# [YOUR OBJECTIVE]
Below is a listing; write it out exactly and drop any images from it.

# [RECORDED INFORMATION]
>>>>>

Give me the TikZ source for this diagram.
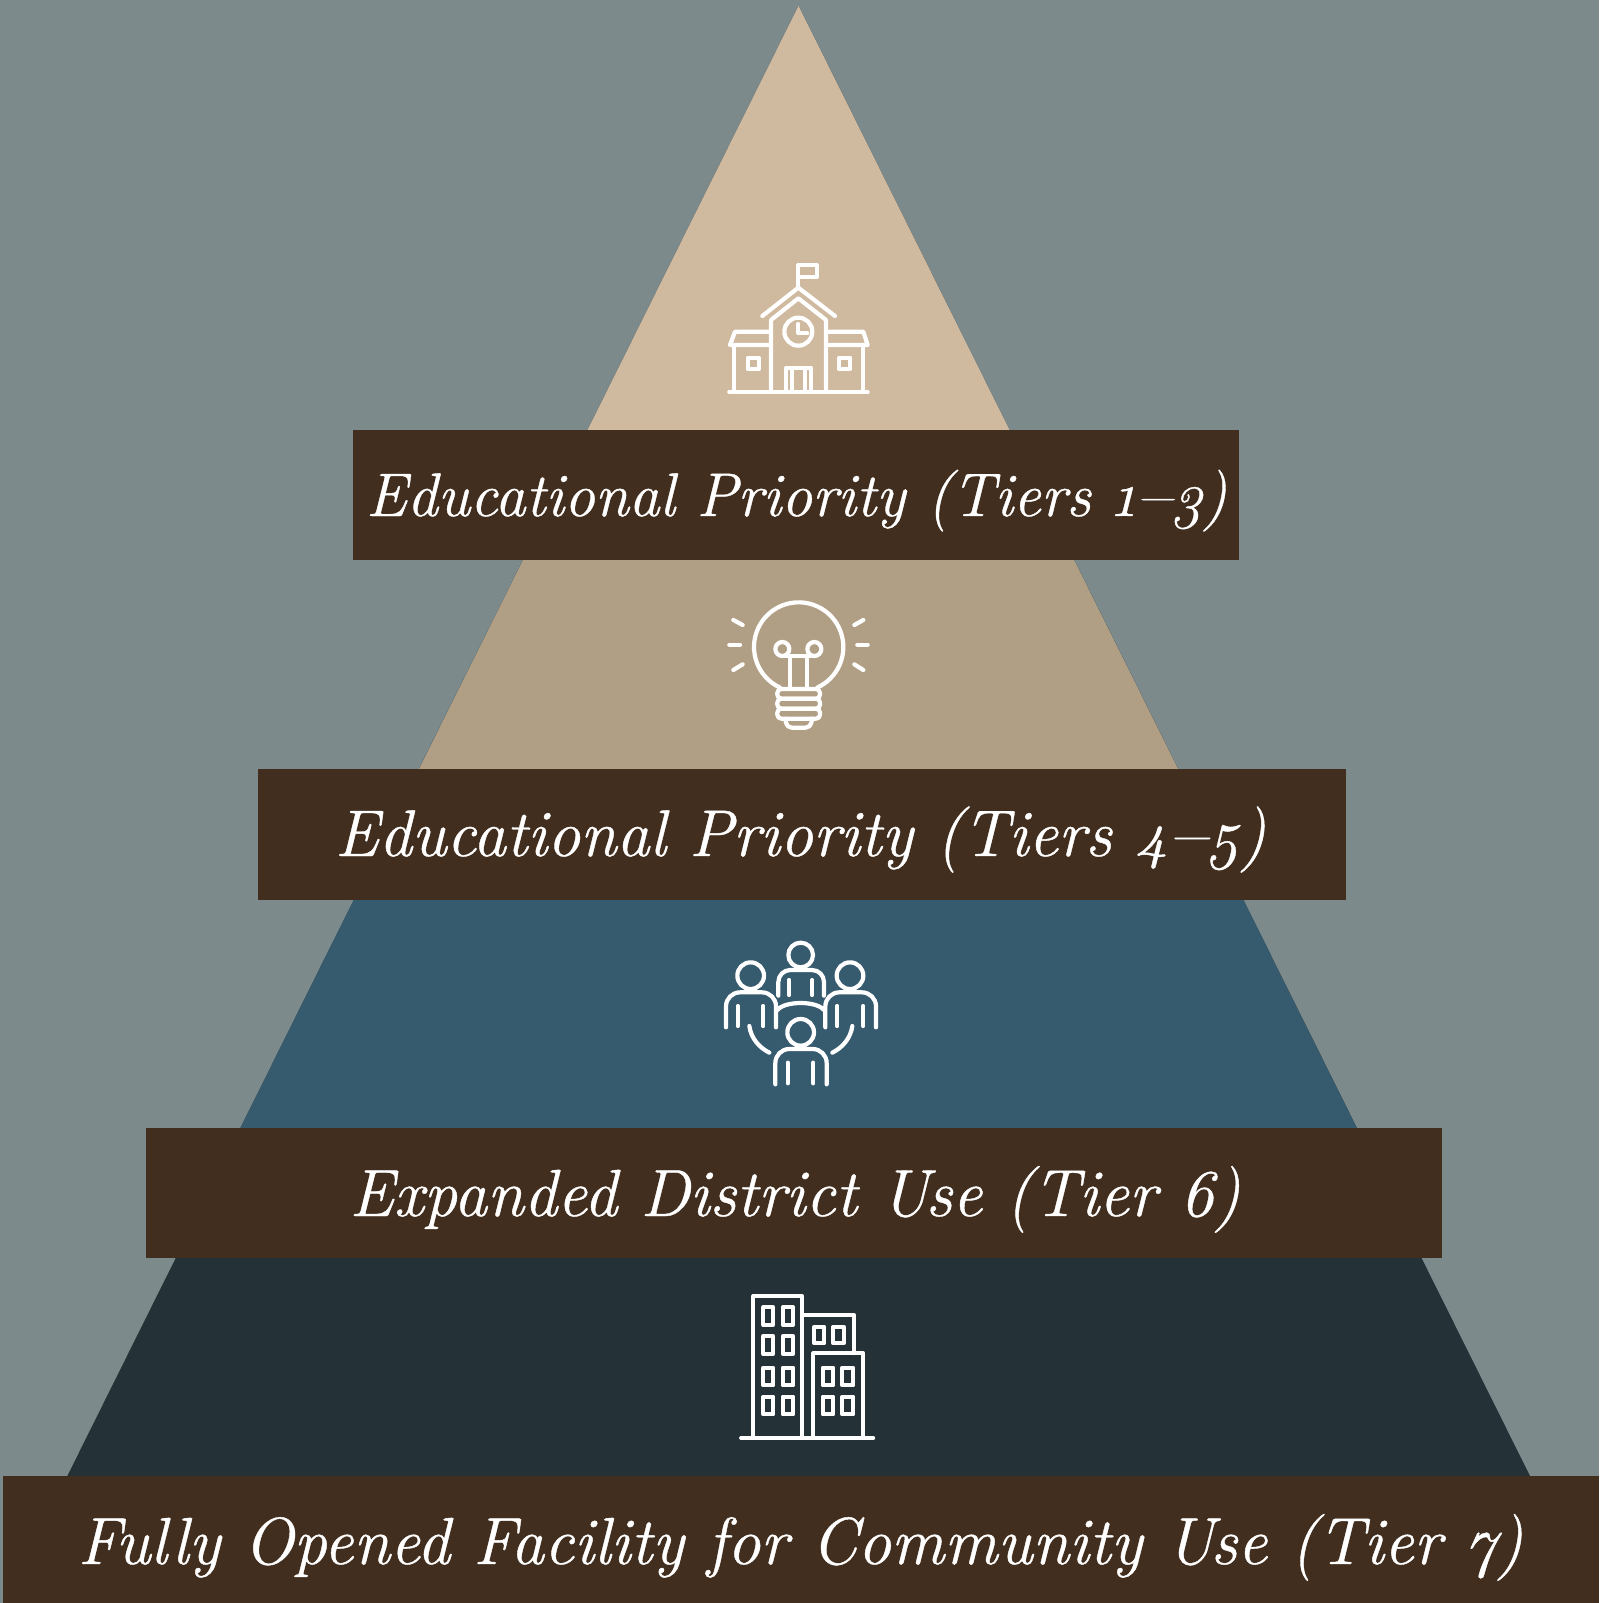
\documentclass[tikz,border=0pt]{standalone}
\usepackage{fontspec}
\setmainfont{Latin Modern Roman}[Numbers=OldStyle,ItalicFeatures={FakeBold=0.6}]
\usepackage{graphicx}
\usetikzlibrary{calc}
\definecolor{bgc}{HTML}{7C8A8B}
\definecolor{tone}{HTML}{CFB99F}
\definecolor{ttwo}{HTML}{B19F85}
\definecolor{tthree}{HTML}{365A6E}
\definecolor{tfour}{HTML}{243237}
\definecolor{barc}{HTML}{412E1F}
\tikzset{
  barbox/.style={fill=barc,draw=none},
  lbl/.style={text=white,anchor=base,inner sep=0pt,outer sep=0pt,font=\fontsize{66}{70}\itshape},
  ico/.style={draw=white,line width=4.2pt,line cap=round,line join=round},
}
\newcommand{\fitw}[2]{\resizebox{#1pt}{!}{#2}}
\newcommand{\wdash}{\scalebox{1.2}[1]{–}}
\begin{document}
\begin{tikzpicture}[x=1pt,y=1pt,yscale=-1]
\useasboundingbox (0,0) rectangle (1599,1603);
\fill[bgc] (0,0) rectangle (1599,1603);
% pyramid
\coordinate (apex) at (798.5,6);
\coordinate (bl) at (67.3,1476);
\coordinate (br) at (1530,1476);
\fill[tfour] (apex) -- (bl) -- (br) -- cycle;
\fill[tthree] (apex) -- ($(apex)!0.807!(bl)$) -- ($(apex)!0.807!(br)$) -- cycle;
\fill[ttwo] (apex) -- ($(apex)!0.563!(bl)$) -- ($(apex)!0.563!(br)$) -- cycle;
\fill[tone] (apex) -- ($(apex)!0.333!(bl)$) -- ($(apex)!0.333!(br)$) -- cycle;
% bars
\fill[barbox] (353,429.5) rectangle (1239,560);
\fill[barbox] (258,769) rectangle (1345.5,899.5);
\fill[barbox] (146,1128) rectangle (1442,1258);
\fill[barbox] (3,1476) rectangle (1599,1603);
% labels
\node[lbl] (t1) at (796.5,516) {\fitw{861}{Educational Priority (Tiers 1\wdash 3)}};
\node[lbl] (t2) at (800.5,856) {\fitw{931}{Educational Priority (Tiers 4\wdash 5)}};
\node[lbl] (t3) at (795,1216) {\fitw{891}{Expanded District Use (Tier 6)}};
\node[lbl] (t4) at (800.5,1564) {\fitw{1445}{Fully Opened Facility for Community Use (Tier 7)}};
% school
\begin{scope}[shift={(700,240)},scale=1/3,ico]
\draw (295,140)--(295,75)--(350,75)--(350,112)--(295,112);
\draw (187,228)--(295,143)--(405,228);
\draw (213,455)--(213,240)--(295,175)--(378,240)--(378,455);
\draw (295,275) circle (42);
\draw (295,252)--(295,280)--(322,280);
\draw (213,275)--(105,275)--(90,315)--(213,315);
\draw (103,315)--(103,455);
\draw (378,275)--(490,275)--(503,315)--(378,315);
\draw (490,315)--(490,455);
\draw (88,456)--(503,456);
\draw (143,353) rectangle (177,387);
\draw (417,353) rectangle (451,387);
\draw (259,455)--(259,383)--(333,383)--(333,455);
\draw (277,385)--(277,455);
\draw (315,385)--(315,455);
\end{scope}
% bulb
\begin{scope}[shift={(700,580)},scale=1/3,ico]
\draw (239.4,322.4) arc[start angle=115,end angle=425,radius=134];
\draw (247,207) circle (21);
\draw (343,207) circle (21);
\draw (247,228)--(343,228);
\draw (270,228)--(270,325);
\draw (320,228)--(320,325);
\draw[rounded corners=4pt] (232,327) rectangle (360,356);
\draw[rounded corners=4pt] (232,356) rectangle (360,386);
\draw[rounded corners=4pt] (232,386) rectangle (360,416);
\draw[rounded corners=5pt] (256,416)--(260,443)--(332,443)--(336,416);
\draw (100,120)--(128,135);
\draw (88,194)--(120,194);
\draw (100,270)--(128,253);
\draw (490,120)--(463,135);
\draw (472,194)--(503,194);
\draw (463,253)--(490,270);
\end{scope}
% people
\begin{scope}[shift={(700,925)},scale=1/3,ico]
\draw (302,90) circle (37);
\draw[rounded corners=12pt] (235,212)--(235,135)--(372,135)--(372,212);
\draw (267,165)--(267,210);
\draw (337,165)--(337,210);
\draw (152,152) circle (40);
\draw[rounded corners=14pt] (78,307)--(78,202)--(228,202)--(228,307);
\draw (113,243)--(113,303);
\draw (190,243)--(190,303);
\draw (450,152) circle (40);
\draw[rounded corners=14pt] (376,307)--(376,202)--(528,202)--(528,307);
\draw (412,243)--(412,303);
\draw (490,243)--(490,303);
\draw (302,322) circle (40);
\draw[rounded corners=14pt] (226,478)--(226,372)--(380,372)--(380,478);
\draw (263,413)--(263,475);
\draw (340,413)--(340,475);
\draw (232,255) .. controls (255,227) and (349,227) .. (372,255);
\draw (148,303) .. controls (153,340) and (178,368) .. (208,383);
\draw (457,303) .. controls (452,340) and (427,368) .. (397,383);
\end{scope}
% buildings
\begin{scope}[shift={(720,1280)},scale=1/3,ico,line width=3.8pt]
\draw (63,474)--(460,474);
\draw (100,474)--(100,48)--(247,48)--(247,474);
\draw (247,105)--(403,105)--(403,220);
\draw (280,474)--(280,220)--(430,220)--(430,474);
\foreach \ya/\yb in {82/135,168/222,263/316,350/403}{
  \draw (130,\ya) rectangle (160,\yb);
  \draw (188,\ya) rectangle (220,\yb);
}
\draw (283,140) rectangle (313,190);
\draw (340,140) rectangle (372,190);
\foreach \ya/\yb in {263/316,350/403}{
  \draw (308,\ya) rectangle (340,\yb);
  \draw (367,\ya) rectangle (400,\yb);
}
\end{scope}
\end{tikzpicture}
\end{document}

<<<<<

# [REPLY]
Give me the TikZ source for this diagram.
\documentclass[tikz,border=0pt]{standalone}
\usepackage{fontspec}
\setmainfont{Latin Modern Roman}[Numbers=OldStyle,ItalicFeatures={FakeBold=0.6}]
\usepackage{graphicx}
\usetikzlibrary{calc}
\definecolor{bgc}{HTML}{7C8A8B}
\definecolor{tone}{HTML}{CFB99F}
\definecolor{ttwo}{HTML}{B19F85}
\definecolor{tthree}{HTML}{365A6E}
\definecolor{tfour}{HTML}{243237}
\definecolor{barc}{HTML}{412E1F}
\tikzset{
  barbox/.style={fill=barc,draw=none},
  lbl/.style={text=white,anchor=base,inner sep=0pt,outer sep=0pt,font=\fontsize{66}{70}\itshape},
  ico/.style={draw=white,line width=4.2pt,line cap=round,line join=round},
}
\newcommand{\fitw}[2]{\resizebox{#1pt}{!}{#2}}
\newcommand{\wdash}{\scalebox{1.2}[1]{–}}
\begin{document}
\begin{tikzpicture}[x=1pt,y=1pt,yscale=-1]
\useasboundingbox (0,0) rectangle (1599,1603);
\fill[bgc] (0,0) rectangle (1599,1603);
% pyramid
\coordinate (apex) at (798.5,6);
\coordinate (bl) at (67.3,1476);
\coordinate (br) at (1530,1476);
\fill[tfour] (apex) -- (bl) -- (br) -- cycle;
\fill[tthree] (apex) -- ($(apex)!0.807!(bl)$) -- ($(apex)!0.807!(br)$) -- cycle;
\fill[ttwo] (apex) -- ($(apex)!0.563!(bl)$) -- ($(apex)!0.563!(br)$) -- cycle;
\fill[tone] (apex) -- ($(apex)!0.333!(bl)$) -- ($(apex)!0.333!(br)$) -- cycle;
% bars
\fill[barbox] (353,429.5) rectangle (1239,560);
\fill[barbox] (258,769) rectangle (1345.5,899.5);
\fill[barbox] (146,1128) rectangle (1442,1258);
\fill[barbox] (3,1476) rectangle (1599,1603);
% labels
\node[lbl] (t1) at (796.5,516) {\fitw{861}{Educational Priority (Tiers 1\wdash 3)}};
\node[lbl] (t2) at (800.5,856) {\fitw{931}{Educational Priority (Tiers 4\wdash 5)}};
\node[lbl] (t3) at (795,1216) {\fitw{891}{Expanded District Use (Tier 6)}};
\node[lbl] (t4) at (800.5,1564) {\fitw{1445}{Fully Opened Facility for Community Use (Tier 7)}};
% school
\begin{scope}[shift={(700,240)},scale=1/3,ico]
\draw (295,140)--(295,75)--(350,75)--(350,112)--(295,112);
\draw (187,228)--(295,143)--(405,228);
\draw (213,455)--(213,240)--(295,175)--(378,240)--(378,455);
\draw (295,275) circle (42);
\draw (295,252)--(295,280)--(322,280);
\draw (213,275)--(105,275)--(90,315)--(213,315);
\draw (103,315)--(103,455);
\draw (378,275)--(490,275)--(503,315)--(378,315);
\draw (490,315)--(490,455);
\draw (88,456)--(503,456);
\draw (143,353) rectangle (177,387);
\draw (417,353) rectangle (451,387);
\draw (259,455)--(259,383)--(333,383)--(333,455);
\draw (277,385)--(277,455);
\draw (315,385)--(315,455);
\end{scope}
% bulb
\begin{scope}[shift={(700,580)},scale=1/3,ico]
\draw (239.4,322.4) arc[start angle=115,end angle=425,radius=134];
\draw (247,207) circle (21);
\draw (343,207) circle (21);
\draw (247,228)--(343,228);
\draw (270,228)--(270,325);
\draw (320,228)--(320,325);
\draw[rounded corners=4pt] (232,327) rectangle (360,356);
\draw[rounded corners=4pt] (232,356) rectangle (360,386);
\draw[rounded corners=4pt] (232,386) rectangle (360,416);
\draw[rounded corners=5pt] (256,416)--(260,443)--(332,443)--(336,416);
\draw (100,120)--(128,135);
\draw (88,194)--(120,194);
\draw (100,270)--(128,253);
\draw (490,120)--(463,135);
\draw (472,194)--(503,194);
\draw (463,253)--(490,270);
\end{scope}
% people
\begin{scope}[shift={(700,925)},scale=1/3,ico]
\draw (302,90) circle (37);
\draw[rounded corners=12pt] (235,212)--(235,135)--(372,135)--(372,212);
\draw (267,165)--(267,210);
\draw (337,165)--(337,210);
\draw (152,152) circle (40);
\draw[rounded corners=14pt] (78,307)--(78,202)--(228,202)--(228,307);
\draw (113,243)--(113,303);
\draw (190,243)--(190,303);
\draw (450,152) circle (40);
\draw[rounded corners=14pt] (376,307)--(376,202)--(528,202)--(528,307);
\draw (412,243)--(412,303);
\draw (490,243)--(490,303);
\draw (302,322) circle (40);
\draw[rounded corners=14pt] (226,478)--(226,372)--(380,372)--(380,478);
\draw (263,413)--(263,475);
\draw (340,413)--(340,475);
\draw (232,255) .. controls (255,227) and (349,227) .. (372,255);
\draw (148,303) .. controls (153,340) and (178,368) .. (208,383);
\draw (457,303) .. controls (452,340) and (427,368) .. (397,383);
\end{scope}
% buildings
\begin{scope}[shift={(720,1280)},scale=1/3,ico,line width=3.8pt]
\draw (63,474)--(460,474);
\draw (100,474)--(100,48)--(247,48)--(247,474);
\draw (247,105)--(403,105)--(403,220);
\draw (280,474)--(280,220)--(430,220)--(430,474);
\foreach \ya/\yb in {82/135,168/222,263/316,350/403}{
  \draw (130,\ya) rectangle (160,\yb);
  \draw (188,\ya) rectangle (220,\yb);
}
\draw (283,140) rectangle (313,190);
\draw (340,140) rectangle (372,190);
\foreach \ya/\yb in {263/316,350/403}{
  \draw (308,\ya) rectangle (340,\yb);
  \draw (367,\ya) rectangle (400,\yb);
}
\end{scope}
\end{tikzpicture}
\end{document}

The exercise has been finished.